-- RECORDS PROVIDED --
• • • • • • •
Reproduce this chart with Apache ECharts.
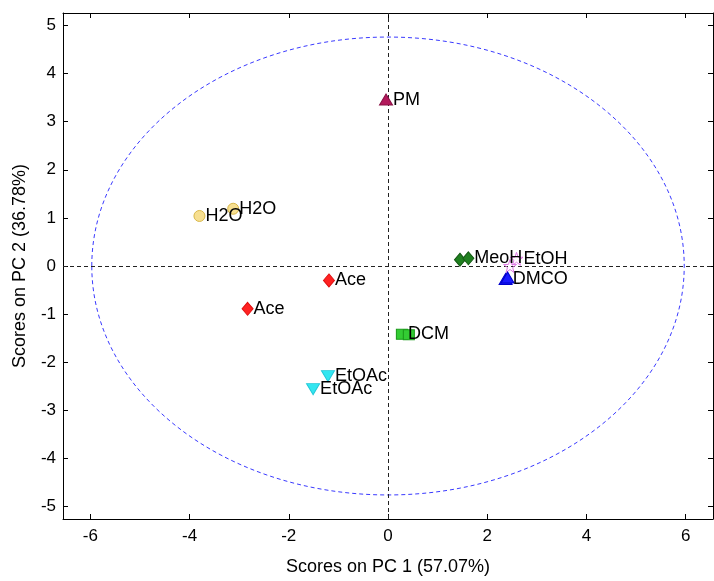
<!DOCTYPE html>
<html>
<head>
<meta charset="utf-8">
<script src="https://cdn.jsdelivr.net/npm/echarts@6/dist/echarts.min.js"></script>
<style>html,body{margin:0;padding:0;background:#fff;}#c{width:714px;height:581px;}</style>
</head>
<body>
<div id="c"></div>
<script>
// ---- data ----
var xTicks = [-6, -4, -2, 0, 2, 4, 6];
var yTicks = [-5, -4, -3, -2, -1, 0, 1, 2, 3, 4, 5];
var xRange = [-6.55, 6.55];
var yRange = [-5.26, 5.26];
var ellipseRadii = [5.97, 4.76];

var PM    = [[-0.04, 3.46]];
var H2O   = [[-3.80, 1.04], [-3.12, 1.19]];
var Ace   = [[-1.19, -0.30], [-2.83, -0.89]];
var DCM   = [[0.28, -1.42], [0.42, -1.43]];
var EtOAc = [[-1.21, -2.29], [-1.51, -2.56]];
var MeoH  = [[1.45, 0.13], [1.62, 0.16]];
var EtOH  = [[2.59, 0.15], [2.46, 0.00]];
var DMCO  = [[2.37, -0.27], [2.41, -0.24]];
// which points carry a visible text label (1 = shown)
var PMShown    = [1];
var H2OShown   = [1, 1];
var AceShown   = [1, 1];
var DCMShown   = [1, 0];
var EtOAcShown = [1, 1];
var MeoHShown  = [0, 1];
var EtOHShown  = [1, 0];
var DMCOShown  = [1, 0];

var FONT = "'Liberation Sans', Arial, sans-serif";
var starPath = 'path://M50,0 L61.8,35.5 L97.6,35.5 L68.8,57.4 L79.4,92.7 L50,71 L20.6,92.7 L31.2,57.4 L2.4,35.5 L38.2,35.5 Z';

function pts(name, data, shown, symbol, size, color, border, extra) {
  var items = data.map(function (d, i) {
    return { value: d, label: { show: !!shown[i] } };
  });
  var s = {
    name: name, type: 'scatter', data: items, symbol: symbol, symbolSize: size,
    itemStyle: { color: color, borderColor: border || color, borderWidth: 1, opacity: 1 },
    label: {
      show: true, position: 'right', distance: 0, offset: [-3, 4],
      formatter: '{a}', color: '#000', fontSize: 18, fontFamily: FONT
    },
    labelLayout: { hideOverlap: false },
    emphasis: { disabled: true }, z: 5
  };
  if (extra) for (var k in extra) s[k] = extra[k];
  return s;
}

function axis(o) {
  var base = {
    type: 'value',
    axisLine: { show: true, onZero: false, lineStyle: { color: '#000', width: 1 } },
    splitLine: { show: false }
  };
  for (var k in o) base[k] = o[k];
  return base;
}
function ticks(vals) {
  return { show: true, inside: true, length: 5, customValues: vals, lineStyle: { color: '#000' } };
}

var option = {
  animation: false,
  backgroundColor: '#fff',
  grid: { left: 63, top: 13, right: 1, bottom: 54 },
  xAxis: [
    axis({
      position: 'bottom', min: xRange[0], max: xRange[1],
      axisTick: ticks(xTicks),
      axisLabel: { color: '#000', fontSize: 17, fontFamily: FONT, margin: 9, customValues: xTicks },
      name: 'Scores on PC 1 (57.07%)', nameLocation: 'middle', nameGap: 39,
      nameTextStyle: { color: '#000', fontSize: 18, fontFamily: FONT }
    }),
    axis({
      position: 'top', min: xRange[0], max: xRange[1],
      axisTick: ticks(xTicks), axisLabel: { show: false }
    })
  ],
  yAxis: [
    axis({
      position: 'left', min: yRange[0], max: yRange[1],
      axisTick: ticks(yTicks),
      axisLabel: { color: '#000', fontSize: 17, fontFamily: FONT, margin: 7, customValues: yTicks },
      name: 'Scores on PC 2 (36.78%)', nameLocation: 'middle', nameGap: 34,
      nameTextStyle: { color: '#000', fontSize: 18, fontFamily: FONT }
    }),
    axis({
      position: 'right', min: yRange[0], max: yRange[1],
      axisTick: ticks(yTicks), axisLabel: { show: false }
    })
  ],
  series: [
    {
      type: 'custom', name: 'ellipse', data: [[0, 0]], silent: true, z: 1,
      renderItem: function (params, api) {
        var c = api.coord([0, 0]);
        var s = api.size([ellipseRadii[0], ellipseRadii[1]]);
        return {
          type: 'ellipse',
          shape: { cx: c[0], cy: c[1], rx: s[0], ry: s[1] },
          style: { fill: 'none', stroke: '#3a3aff', lineWidth: 1, lineDash: [4, 3] }
        };
      }
    },
    {
      type: 'scatter', name: 'axes0', data: [], silent: true, z: 2,
      markLine: {
        silent: true, symbol: 'none', animation: false,
        label: { show: false },
        lineStyle: { color: '#222', type: [4, 3], width: 1 },
        data: [{ xAxis: 0 }, { yAxis: 0 }]
      }
    },
    pts('PM', PM, PMShown, 'triangle', [13, 11], '#b3195c', '#8a1045'),
    pts('H2O', H2O, H2OShown, 'circle', 11, '#f7df90', '#d9b84a'),
    pts('Ace', Ace, AceShown, 'diamond', [11, 13], '#ff2222', '#e01010'),
    pts('DCM', DCM, DCMShown, 'rect', [11, 10], '#33cc33', '#1a9a1a'),
    pts('EtOAc', EtOAc, EtOAcShown, 'triangle', [13, 11], '#33e6f0', '#22c8d8', { symbolRotate: 180 }),
    pts('MeoH', MeoH, MeoHShown, 'diamond', [11, 13], '#1f7f1f', '#145a14'),
    pts('EtOH', EtOH, EtOHShown, starPath, 13, 'rgba(255,255,255,0)', '#e07ae6'),
    pts('DMCO', DMCO, DMCOShown, 'triangle', [13, 11], '#1a1aff', '#0000cc')
  ]
};

var chart = echarts.init(document.getElementById('c'), null, { renderer: 'canvas' });
chart.setOption(option);
</script>
</body>
</html>
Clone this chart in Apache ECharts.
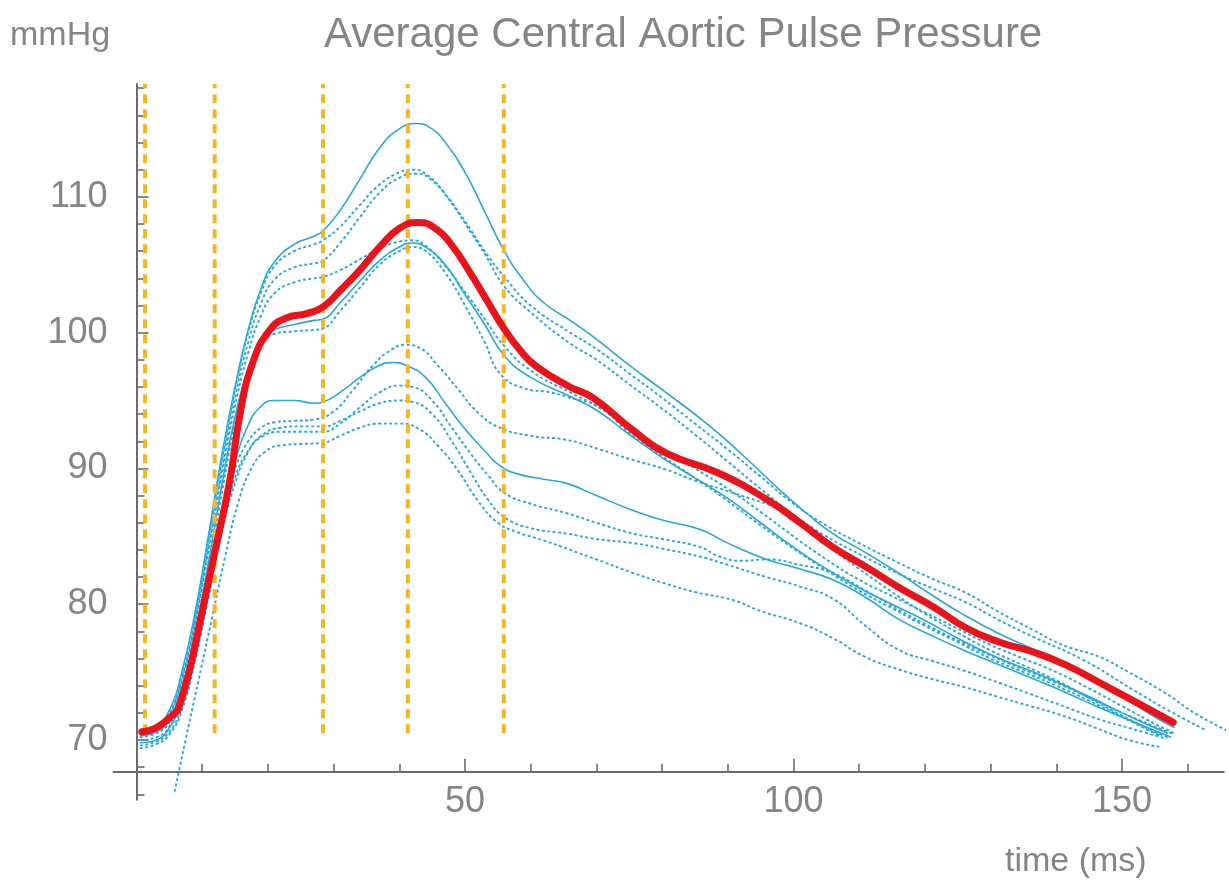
• • • • • • •
Working from the entries above, return all lines that contain "Apache".

Reproduce this chart with Apache ECharts.
Clone this chart in Apache ECharts.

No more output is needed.